CPSC and CTIA recommend the following safety steps for consumers:
1)      Do not use batteries and chargers that are incompatible with your mobile device.  Some websites and secondhand dealers not associated with reputable manufacturers and carriers have been found to be selling incompatible, counterfeit, or poorly manufactured batteries and chargers.  Consumers should purchase manufacturer or carrier recommended products and accessories.  If unsure about whether a replacement battery or charger is compatible with your mobile device, contact the original equipment manufacturer.  
2)      Do not let a loose battery come in contact with metal objects, such as coins, keys, or jewelry.  Metal objects can cross the electrical connections and cause an incident. 
3)      Do not crush, puncture or put a high degree of pressure on the battery, as this can cause an internal short-circuit, resulting in overheating.
4)      Do not place the phone or batteries in areas that may get very hot, such as on or near a cooking surface, cooking appliance, iron, or radiator. 

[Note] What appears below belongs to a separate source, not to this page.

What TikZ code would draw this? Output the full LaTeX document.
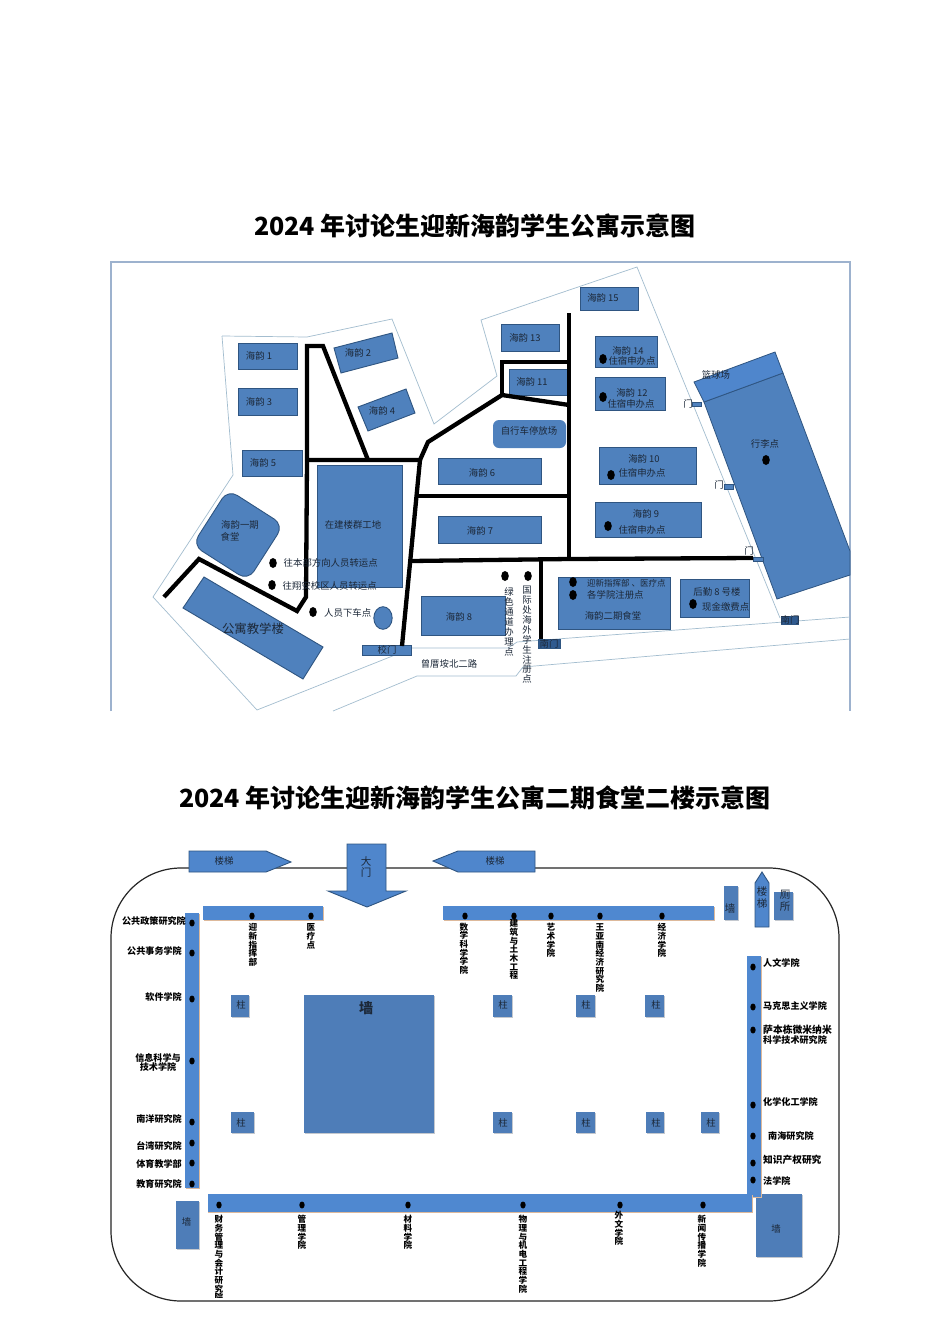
\documentclass[tikz,border=0pt]{standalone}
\usepackage{fontspec}
\setmainfont{Noto Sans CJK SC}
\definecolor{bldg}{HTML}{4F81BD}
\definecolor{bldgdk}{HTML}{2F5581}
\definecolor{barblue}{HTML}{4F88D0}
\definecolor{arrowblue}{HTML}{4F86CC}
\definecolor{wallblue}{HTML}{4E7DB8}
\definecolor{thinline}{HTML}{A3BDCF}
\definecolor{framec}{HTML}{9DB2CE}
\definecolor{txt}{HTML}{1C2838}
\definecolor{tan}{HTML}{DDB99B}
\definecolor{shadowc}{HTML}{C4C8CE}
\definecolor{gatedk}{HTML}{2F5A8F}
\makeatletter
\newcommand\vstk[2]{\vbox{\offinterlineskip\@tfor\vch:=#2\do{\hbox to 1em{\hss\vrule height .86\dimexpr#1pt\relax depth .14\dimexpr#1pt\relax width 0pt\vch\hss}}}}
\makeatother
\tikzset{
  x=1pt,y=-1pt,
  bld/.style={fill=bldg,draw=bldgdk,line width=0.9pt},
  road/.style={draw=black,line width=4.3pt,line join=miter},
  thin line/.style={draw=thinline,line width=0.7pt},
  lab/.style={font=\fontsize{9.4}{10.5}\selectfont,inner sep=0pt,text=txt,align=center},
  labl/.style={lab,anchor=west},
  vlab/.style={lab,anchor=north},
  blab/.style={font=\bfseries\fontsize{9.1}{9}\selectfont,inner sep=0pt,text=black,align=center},
  vblab/.style={inner sep=0pt,text=black,anchor=north,font=\bfseries\fontsize{8.6}{9}\selectfont},
  titletext/.style={font=\bfseries\fontsize{25}{27}\selectfont,inner sep=0pt,text=black},
  arrowshape/.style={fill=arrowblue,draw=bldgdk,line width=0.9pt},
  barbox/.style={fill=barblue},
  barshadow/.style={fill=tan},
  wallbox/.style={fill=wallblue},
  wallshadow/.style={fill=shadowc},
  door/.style={fill=bldg,draw=bldgdk,line width=0.8pt},
  darkdoor/.style={fill=gatedk,draw=bldgdk,line width=0.8pt},
}
\newcommand\blk[2]{\fill[black] (#1,#2) ellipse [x radius=3.8,y radius=5];}
\newcommand\sdot[2]{\fill[black] (#1,#2) ellipse [x radius=2.7,y radius=3.5];}
\newcommand\wallrect[4]{\fill[wallshadow] (#1+1,#2+1.2) rectangle (#3+1,#4+1.2);\fill[wallbox] (#1,#2) rectangle (#3,#4);}
\begin{document}
\begin{tikzpicture}
\useasboundingbox (0,0) rectangle (950,1344);
\fill[white] (0,0) rectangle (950,1344);
% titles
\node[titletext] (t1) at (475,226) {2024 年讨论生迎新海韵学生公寓示意图};
\node[titletext] (t2) at (475,798) {2024 年讨论生迎新海韵学生公寓二期食堂二楼示意图};
% frame of the upper map
\draw[draw=framec,line width=1.3pt] (111,711) -- (111,262) -- (850,262) -- (850,711);
% site outlines
\draw[thin line] (222,336) -- (307,337) -- (392,319) -- (434,424) -- (497,376) -- (481,320) -- (637,267) -- (780,618);
\draw[thin line] (222,336) -- (233,475) -- (153,597) -- (257,710) -- (395,655);
\draw[thin line] (410,648) -- (508,648) -- (517,642) -- (850,617);
\draw[thin line] (333,711) -- (417,676) -- (516,676) -- (523,667) -- (850,639);
% buildings
\draw[bld] (238,343) rectangle (297,369);
\draw[bld] (238,388) rectangle (297,415);
\draw[bld] (242,450) rectangle (302,476);
\draw[bld] (334,348) -- (392,333) -- (398,358) -- (341,373) -- cycle;
\draw[bld] (358,407) -- (406,389) -- (415,413) -- (368,431) -- cycle;
\draw[bld] (438,458) rectangle (541,484);
\draw[bld] (438,516) rectangle (541,543);
\draw[bld] (421,596) rectangle (505,635);
\draw[bld] (317,465) rectangle (402,587);
\draw[bld] (580,287) rectangle (638,310);
\draw[bld] (501,324) rectangle (559,351);
\draw[bld] (509,369) rectangle (567,395);
\draw[bld] (595,336) rectangle (657,367);
\draw[bld] (595,377) rectangle (665,410);
\draw[bld] (599,447) rectangle (696,484);
\draw[bld] (595,502) rectangle (701,537);
\draw[bld] (558,577) rectangle (670,629);
\draw[bld] (680,579) rectangle (749,617);
\fill[bldg,rounded corners=6pt] (493,420) rectangle (566,448);
\draw[fill=bldg,draw=bldgdk,line width=0.8pt] (704,402) -- (783,373) -- (850,551) -- (850,575) -- (777,599) -- cycle;
\draw[fill=arrowblue,draw=bldgdk,line width=0.8pt] (694,382) -- (775,352) -- (783,373) -- (704,402) -- cycle;
\draw[bld,rounded corners=11pt] (228,489.5) -- (283.5,525) -- (248,580.5) -- (192.5,545) -- cycle;
\draw[bld] (204,577) -- (323,647) -- (303,679) -- (183,608) -- cycle;
\draw[bld] (383,618) ellipse [x radius=9.2,y radius=11.3];
% gates
\draw[door] (362,645) rectangle (411,655);
\draw[darkdoor] (538,639) rectangle (560,648);
\draw[darkdoor] (781,616) rectangle (798,624);
\draw[door] (692,402) rectangle (701,406);
\draw[door] (724,484) rectangle (733,489);
\draw[door] (753,557) rectangle (763,561);
% roads
\draw[road] (307,460) -- (307,346) -- (323,346) -- (368,460);
\draw[road] (307,460) -- (420,460) -- (428,442) -- (502,395) -- (569,405);
\draw[road] (569,313) -- (569,558);
\draw[road] (502,395) -- (502,362) -- (569,362);
\draw[road] (420,460) -- (402,646);
\draw[road] (418,496) -- (569,496);
\draw[road] (411,561) -- (569,559) -- (753,558);
\draw[road] (541,560) -- (541,639);
\draw[road] (307,460) -- (306,597) -- (297,611) -- (199,559) -- (164,597);
% upper map labels
\node[lab] (n1) at (259,356) {海韵 1};
\node[lab] (n3) at (259,402) {海韵 3};
\node[lab] (n5) at (263,463) {海韵 5};
\node[lab] (n2) at (358,353) {海韵 2};
\node[lab] (n4) at (382,411) {海韵 4};
\node[lab] (n6) at (482,473) {海韵 6};
\node[lab] (n7) at (480,531) {海韵 7};
\node[lab] (n8) at (459,617) {海韵 8};
\node[lab] (n15) at (603,298) {海韵 15};
\node[lab] (n13) at (525,338) {海韵 13};
\node[lab] (n11) at (532,382) {海韵 11};
\node[lab] (n14) at (628,351) {海韵 14};
\node[lab] (n14a) at (632,360.5) {住宿申办点};
\node[lab] (n12) at (632,393) {海韵 12};
\node[lab] (n12a) at (631,404) {住宿申办点};
\node[lab] (n10) at (644,459) {海韵 10};
\node[lab] (n10a) at (642,473) {住宿申办点};
\node[lab] (n9) at (646,514) {海韵 9};
\node[lab] (n9a) at (642,530) {住宿申办点};
\node[lab] (bike) at (529,431) {自行车停放场};
\node[lab] (court) at (716,375) {篮球场};
\node[lab] (lug) at (765,444) {行李点};
\node[lab] (site) at (353,525) {在建楼群工地};
\node[lab] (c1a) at (240,525) {海韵一期};
\node[lab] (c1b) at (230,537) {食堂};
\node[labl] (tr1) at (283.5,563) {往本部方向人员转运点};
\node[labl] (tr2) at (282.5,586) {往翔安校区人员转运点};
\node[labl] (drop) at (324,613) {人员下车点};
\node[lab,font=\fontsize{12.4}{14}\selectfont] (teach) at (253,629) {公寓教学楼};
\node[lab] (gate) at (387,649.5) {校门};
\node[lab] (rd) at (449,664) {曾厝垵北二路};
\node[labl,font=\fontsize{8.5}{10}\selectfont] (h1) at (587,583) {迎新指挥部 、医疗点};
\node[labl] (h2) at (587,595) {各学院注册点};
\node[lab] (h3) at (613,616) {海韵二期食堂};
\node[lab] (b8) at (717,592) {后勤 8 号楼};
\node[labl] (cash) at (702,607) {现金缴费点};
\node[vlab] (green) at (509,587) {\vstk{9.9}{绿色通道办理点}};
\node[vlab] (intl) at (527,585) {\vstk{9.9}{国际处海外学生注册点}};
\node[lab] (sg) at (549,643.5) {南门};
\node[lab] (eg) at (790,619.5) {南门};
\node[lab] (d1) at (688,404) {门};
\node[lab] (d2) at (719,485) {门};
\node[lab] (d3) at (749,551) {门};
\blk{603}{359}\blk{603}{397}\blk{611}{475}\blk{608}{526}\blk{766}{460}
\blk{273}{563}\blk{272}{585}\blk{313}{612}\blk{505}{576}\blk{528}{576}
\blk{573}{582}\blk{573}{595}\blk{693}{604}
% lower plan: outer wall
\draw[draw=black!85,line width=1.2pt,rounded corners=70pt] (111,868) rectangle (839,1301);
% stair arrows
\draw[arrowshape] (189,851) -- (266,851) -- (291,862) -- (266,872) -- (189,872) -- cycle;
\draw[arrowshape] (535,851) -- (458,851) -- (433,861) -- (458,872) -- (535,872) -- cycle;
\draw[arrowshape] (347,844) -- (386,844) -- (386,891) -- (406,891) -- (367,907) -- (328,891) -- (347,891) -- cycle;
\draw[arrowshape] (762,872) -- (769,883) -- (769,927) -- (755,927) -- (755,883) -- cycle;
% walls and pillars
\wallrect{774}{892}{793}{920}
\wallrect{724}{886}{738}{920}
\wallrect{176}{1201}{199}{1249}
\wallrect{756}{1194}{802}{1257}
\wallrect{304}{995}{434}{1133}
\foreach \a/\b in {231/249,493/512,576/595,645/664}{\wallrect{\a}{995}{\b}{1017}}
\foreach \a/\b in {231/254,493/512,576/595,646/664,701/719}{\wallrect{\a}{1112}{\b}{1133}}
% counters
\fill[barshadow] (203.5,907) rectangle (323.5,921);
\fill[barbox] (203,906) rectangle (323,920);
\fill[barshadow] (443.5,907) rectangle (714.5,921);
\fill[barbox] (443,906) rectangle (714,920);
\fill[barshadow] (185.5,914) rectangle (199.5,1189);
\fill[barbox] (185,913) rectangle (199,1188);
\fill[barshadow] (747.5,957) rectangle (761.5,1198);
\fill[barbox] (747,956) rectangle (761,1197);
\fill[barshadow] (208,1195) rectangle (752.5,1213);
\fill[barbox] (208,1194) rectangle (752,1212);
% lower plan shape labels
\node[lab] (s1) at (224,861) {楼梯};
\node[lab] (s2) at (495,861) {楼梯};
\node[lab,font=\fontsize{10.5}{11.5}\selectfont] (dm) at (366,867) {大\\门};
\node[lab,font=\fontsize{10.5}{11.5}\selectfont] (s3) at (762,897.5) {楼\\梯};
\node[lab,font=\fontsize{10.5}{12}\selectfont] (wc) at (785,901) {厕\\所};
\node[lab,font=\fontsize{10.5}{12}\selectfont] (w1) at (730,908) {墙};
\node[lab,font=\bfseries\fontsize{14}{15}\selectfont] (w2) at (366,1008) {墙};
\node[lab] (w3) at (186.5,1222) {墙};
\node[lab] (w4) at (776,1229) {墙};
\foreach \px in {241,503,586,656}{\node[lab] at (\px,1005) {柱};}
\foreach \px in {241,503,586,656,711}{\node[lab] at (\px,1122.5) {柱};}
% lower plan dots
\foreach \px in {252,311,465,514,551,600,662}{\sdot{\px}{916}}
\foreach \py in {923,953,999,1061,1122,1143,1163,1184}{\sdot{192}{\py}}
\foreach \py in {967,1007,1030,1105,1136,1163,1180}{\sdot{753}{\py}}
\foreach \px in {219,302,408,523,620,703}{\sdot{\px}{1205}}
% vertical labels
\node[vblab] (a1) at (253,923) {\vstk{8.7}{迎新指挥部}};
\node[vblab] (a2) at (311,923) {\vstk{8.7}{医疗点}};
\node[vblab] (a3) at (464,922.5) {\vstk{8.7}{数学科学学院}};
\node[vblab] (a4) at (514,919) {\vstk{8.7}{建筑与土木工程}};
\node[vblab] (a5) at (551,923) {\vstk{8.7}{艺术学院}};
\node[vblab] (a6) at (600,923) {\vstk{8.7}{王亚南经济研究院}};
\node[vblab] (a7) at (662,923) {\vstk{8.7}{经济学院}};
\begin{scope}
\clip (200,1210) rectangle (240,1297.5);
\node[vblab] (b1) at (219,1215) {\vstk{8.7}{财务管理与会计研究院}};
\end{scope}
\node[vblab] (b2) at (302,1215) {\vstk{8.7}{管理学院}};
\node[vblab] (b3) at (408,1215) {\vstk{8.7}{材料学院}};
\node[vblab] (b4) at (523,1215) {\vstk{8.7}{物理与机电工程学院}};
\node[vblab] (b5) at (619,1211) {\vstk{8.7}{外文学院}};
\node[vblab] (b6) at (702,1215) {\vstk{8.7}{新闻传播学院}};
% left labels
\node[blab,anchor=east] (l1) at (186,921) {公共政策研究院};
\node[blab,anchor=east] (l2) at (182,951) {公共事务学院};
\node[blab,anchor=east] (l3) at (182,997) {软件学院};
\node[blab] (l4) at (158,1062.5) {信息科学与\\技术学院};
\node[blab,anchor=east] (l5) at (182,1119) {南洋研究院};
\node[blab,anchor=east] (l6) at (182,1146) {台湾研究院};
\node[blab,anchor=east] (l7) at (182,1164) {体育教学部};
\node[blab,anchor=east] (l8) at (182,1184) {教育研究院};
% right labels
\node[blab,anchor=west] (r1) at (763,963) {人文学院};
\node[blab,anchor=west] (r2) at (763,1006) {马克思主义学院};
\node[blab,anchor=west,font=\bfseries\fontsize{9.8}{9}\selectfont] (r3a) at (763,1030) {萨本栋微米纳米};
\node[blab,anchor=west] (r3b) at (763,1040) {科学技术研究院};
\node[blab,anchor=west] (r4) at (763,1102) {化学化工学院};
\node[blab,anchor=west] (r5) at (768,1136) {南海研究院};
\node[blab,anchor=west,font=\bfseries\fontsize{9.7}{9}\selectfont] (r6) at (763,1160) {知识产权研究};
\node[blab,anchor=west] (r7) at (763,1181) {法学院};
\end{tikzpicture}
\end{document}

5)      Avoid dropping the mobile device.  Dropping it, especially on a hard surface, can potentially cause damage to the device and battery.  If you suspect damage to the device or battery, take it to a service center for inspection. 
6)      Do not let your mobile device or battery get wet.  Even though the device will dry and appear to operate normally, the battery contacts or circuitry could slowly corrode and pose a safety hazard.
7)      Follow battery usage, storage, and charging guidelines found in the user’s guide.